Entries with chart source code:
________________________

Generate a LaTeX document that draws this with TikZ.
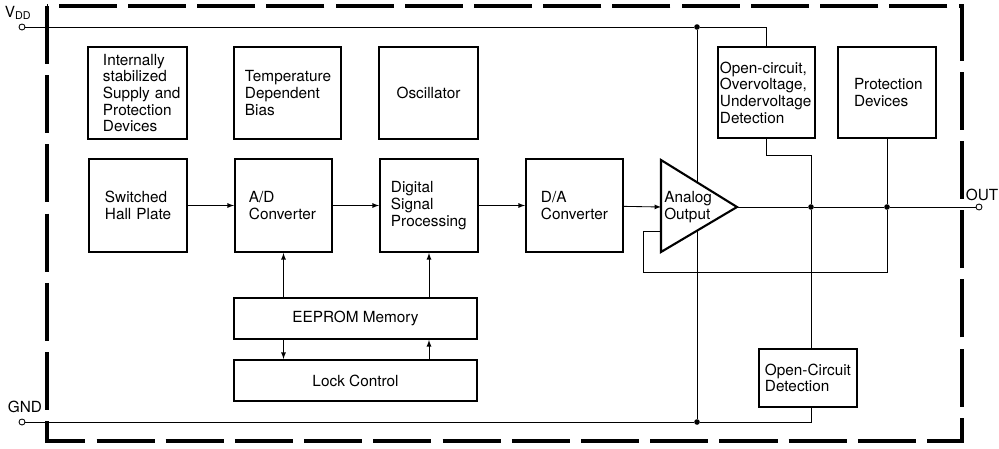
\documentclass[tikz,border=0pt]{standalone}
\usepackage{fontspec}
\setmainfont{TeX Gyre Heros}
\usepackage{tikz}
\usetikzlibrary{arrows}
\usetikzlibrary{calc}
\hyphenpenalty=10000
\exhyphenpenalty=10000

\begin{document}
\begin{tikzpicture}[x=0.025cm,y=-0.025cm,>=latex,
  font=\fontsize{10.9}{11.8}\selectfont,
  blk/.style={draw,line width=1.5pt,fill=white,align=left,inner sep=0pt,minimum width=2.45cm,minimum height=2.3cm},
  wide blk/.style={draw,line width=1.5pt,fill=white,align=center,inner sep=0pt,minimum width=6.075cm,minimum height=1.025cm},
  wire/.style={line width=0.6pt},
  jdot/.style={circle,fill,inner sep=0pt,minimum size=0.14cm},
  term/.style={circle,draw,fill=white,line width=0.6pt,inner sep=0pt,minimum size=0.15cm}]
  \useasboundingbox (0,0) rectangle (999,448);
  \draw[line width=2.6pt,dash pattern=on 1.45cm off 0.28cm] (47,6) rectangle (962,441);

  % top row
  \node[blk,text width=1.725cm,minimum width=2.475cm] (sup) at (137.5,93) {Internally\\stabilized\\\mbox{Supply and}\\Protection\\Devices};
  \node[blk,text width=2.125cm,minimum width=2.675cm] (bias) at (287.5,93) {Temperature\\Dependent\\Bias};
  \node[blk,align=center,minimum width=2.475cm] (osc) at (428.5,93) {Oscillator};
  % signal path
  \node[blk,text width=1.65cm,minimum height=2.325cm] (hall) at (138,205.5) {Switched\\\mbox{Hall Plate}};
  \node[blk,text width=1.725cm,minimum width=2.425cm,minimum height=2.325cm] (adc) at (283.5,205.5) {A/D\\Converter};
  \node[blk,text width=1.9cm,minimum height=2.325cm] (dsp) at (429,205.5) {Digital\\Signal\\Processing};
  \node[blk,text width=1.675cm,minimum width=2.425cm,minimum height=2.325cm] (dac) at (574.5,205.5) {D/A\\Converter};
  \node[wide blk] (eep) at (355.5,318.5) {EEPROM Memory};
  \node[wide blk] (lock) at (355.5,380.5) {Lock Control};
  % output side
  \node[blk,text width=2.325cm,minimum width=2.425cm,minimum height=2.275cm] (ovd) at (766.5,92.5) {Open-circuit,\\Overvoltage,\\Undervoltage\\Detection};
  \node[blk,text width=1.65cm,minimum height=2.275cm] (prot) at (887,92.5) {Protection\\Devices};
  \node[blk,text width=2.15cm,minimum height=1.45cm] (ocd) at (808,378) {Open-Circuit\\Detection};

  % pins and junctions
  \node[term] (vdd) at (22,27) {};
  \node[term] (gnd) at (22,422) {};
  \node[term] (out) at (979,207) {};
  \node (vddlbl) at (18,13) {V\textsubscript{DD}};
  \node (gndlbl) at (25,407) {GND};
  \node (outlbl) at (982,195) {OUT};
  \node[jdot] (jt) at (697,27) {};
  \node[jdot] (jb) at (697,422) {};
  \node[jdot] (jo) at (811,207) {};
  \node[jdot] (jp) at (887,207) {};
  \coordinate (bend) at (811,155);
  \coordinate (fb1) at (887,272);
  \coordinate (fb2) at (643,231);
  \coordinate (ampin) at (661,207);
  \coordinate (ampout) at (737,207);
  \coordinate (ampfb) at (661,231);

  \draw[wire] (vdd) -- (jt) -| (ovd.north);
  \draw[wire] (jt) -- (jb);
  \draw[wire] (gnd) -- (jb) -| (ocd.south -| jo);
  \draw[wire] (ovd.south) |- (bend) -- (jo) -- (jo |- ocd.north);
  \draw[wire] (prot.south) -- (jp) -- (fb1) -| (fb2) -- (ampfb);
  \draw[wire] (ampout) -- (jo) -- (jp) -- (out);

  % analog output stage
  \draw[line width=1.5pt,fill=white] (661,160) -- (ampout) -- (661,252) -- cycle;
  \node[anchor=west,align=left,inner sep=0pt] (amp) at (664,207) {Analog\\Output};

  \draw[wire,->] (hall) -- (adc);
  \draw[wire,->] (adc) -- (dsp);
  \draw[wire,->] (dsp) -- (dac);
  \draw[wire,->] (dac) -- (ampin);
  \draw[wire,->] (eep.north -| adc.south) -- (adc.south);
  \draw[wire,->] (eep.north -| dsp.south) -- (dsp.south);
  \draw[wire,->] (eep.south -| adc.south) -- (lock.north -| adc.south);
  \draw[wire,->] (lock.north -| dsp.south) -- (eep.south -| dsp.south);
\end{tikzpicture}
\end{document}
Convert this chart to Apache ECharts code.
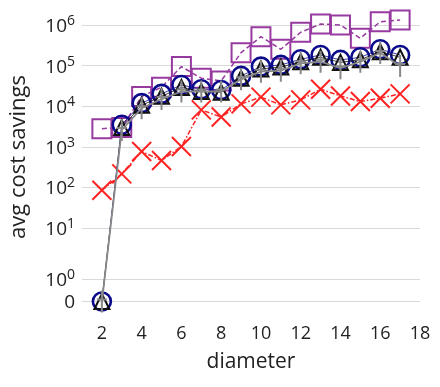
<!DOCTYPE html>
<html>
<head>
<meta charset="utf-8">
<script src="https://cdn.jsdelivr.net/npm/echarts@6/dist/echarts.min.js"></script>
<style>
  html, body { margin: 0; padding: 0; background: #fff; }
  #chart { width: 440px; height: 387px; }
</style>
</head>
<body>
<div id="chart"></div>
<script>
// diameter values on the x axis
var diameters = [2, 3, 4, 5, 6, 7, 8, 9, 10, 11, 12, 13, 14, 15, 16, 17];
// avg cost savings, one array per series
var redX = [85, 215, 765, 460, 1015, 8100, 5400, 11400, 16700, 10800, 14300, 26200, 17900, 13000, 15700, 20100];
var purpleSq = [2800, 3000, 17300, 29400, 94500, 48900, 42000, 208000, 515000, 252000, 661000, 1060000, 1000000, 471000, 1200000, 1330000];
var navyCirc = [0, 3500, 11900, 20100, 33400, 26200, 25000, 55700, 94500, 104000, 143000, 183000, 138000, 160000, 252000, 183000];
var blackTri = [0, 3000, 10500, 17500, 29000, 23000, 22000, 49000, 83000, 92000, 125000, 160000, 120000, 140000, 220000, 160000];
var grayMean = [0, 2600, 8900, 15000, 23000, 23000, 23000, 46000, 71000, 75000, 114000, 125000, 86000, 125000, 205000, 98000];
var xTicks = [2, 4, 6, 8, 10, 12, 14, 16, 18];
var yTicks = [0, 1, 10, 100, 1000, 10000, 100000, 1000000];

// symlog-like axis: log10 above 10, stretched below
var U1 = -0.254, U0 = -0.812;
function tr(v) {
  if (v <= 0) return U0;
  if (v < 1) return U0 + v * (U1 - U0);
  if (v < 10) return U1 + Math.log10(v) * (1 - U1);
  return Math.log10(v);
}
function pts(arr) {
  return arr.map(function (v, i) { return [diameters[i], tr(v)]; });
}

var yPos = yTicks.map(tr);
var labelOf = {};
yTicks.forEach(function (v, i) {
  labelOf[yPos[i].toFixed(3)] = v === 0 ? '{b|0}' : '{b|10}{s|' + Math.round(Math.log10(v)) + '}';
});

var font = 'Open Sans';
var chart = echarts.init(document.getElementById('chart'));
chart.setOption({
  animation: false,
  grid: { left: 81, right: 20, top: 4.7, bottom: 77.8 },
  xAxis: {
    type: 'value', min: 1, max: 18,
    name: 'diameter', nameLocation: 'middle', nameGap: 42,
    nameTextStyle: { fontFamily: font, fontSize: 21, color: '#222' },
    axisLine: { show: false }, axisTick: { show: false }, splitLine: { show: false },
    axisLabel: { customValues: xTicks, fontFamily: font, fontSize: 18, color: '#222', margin: 16 }
  },
  yAxis: {
    type: 'value', min: -1.0, max: 6.5,
    name: 'avg cost savings', nameLocation: 'middle', nameGap: 52,
    nameTextStyle: { fontFamily: font, fontSize: 22, color: '#222' },
    axisLine: { show: false },
    axisTick: { show: false, customValues: yPos },
    splitLine: { show: true, lineStyle: { color: '#d9d9d9', width: 1.2 } },
    axisLabel: {
      customValues: yPos, margin: 7,
      formatter: function (v) { return labelOf[v.toFixed(3)] || ''; },
      rich: {
        b: { fontFamily: font, fontSize: 19, color: '#222', verticalAlign: 'bottom', lineHeight: 22 },
        s: { fontFamily: font, fontSize: 14, color: '#222', verticalAlign: 'top', lineHeight: 10 }
      }
    }
  },
  series: [
    {
      type: 'line', data: pts(purpleSq), z: 2,
      symbol: 'rect', symbolSize: 19,
      itemStyle: { color: 'rgba(0,0,0,0)', borderColor: '#973aa0', borderWidth: 2 },
      lineStyle: { color: '#973aa0', width: 1.5, type: [5, 3] }
    },
    {
      type: 'line', data: pts(redX), z: 3,
      symbol: 'path://M0,0L10,10M10,0L0,10', symbolSize: 19,
      itemStyle: { color: 'rgba(0,0,0,0)', borderColor: '#ff2222', borderWidth: 2 },
      lineStyle: { color: '#ff2222', width: 1.5, type: [5, 2, 1.5, 2] }
    },
    {
      type: 'line', data: pts(navyCirc), z: 4,
      symbol: 'circle', symbolSize: 18,
      itemStyle: { color: 'rgba(0,0,0,0)', borderColor: '#0a0a8c', borderWidth: 2.6 },
      lineStyle: { color: '#0a0a8c', width: 0.8 }
    },
    {
      type: 'line', data: pts(blackTri), z: 5,
      symbol: 'triangle', symbolSize: 15,
      itemStyle: { color: 'rgba(0,0,0,0)', borderColor: '#111', borderWidth: 2 },
      lineStyle: { color: '#111', width: 0.8 }
    },
    {
      type: 'line', data: pts(grayMean), z: 6,
      symbol: 'path://M4,0h2v8h4v2h-4v12h-2v-12h-4v-2h4z', symbolSize: [10, 22], symbolKeepAspect: false,
      itemStyle: { color: '#888' },
      lineStyle: { color: '#888', width: 1.8 }
    }
  ]
});
</script>
</body>
</html>
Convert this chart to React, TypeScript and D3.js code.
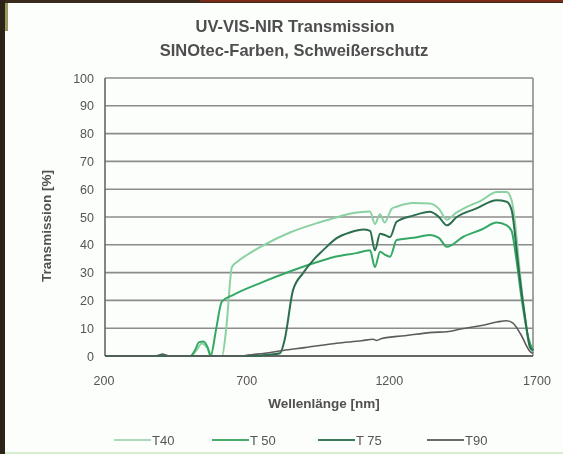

________________________

Short exercise -> Search the records above for "this". Copy each line where it is found.

Task output ->
Generate a LaTeX document that draws this with TikZ.
Convert this chart to Apache ECharts code.
Convert this chart to React, TypeScript and D3.js code.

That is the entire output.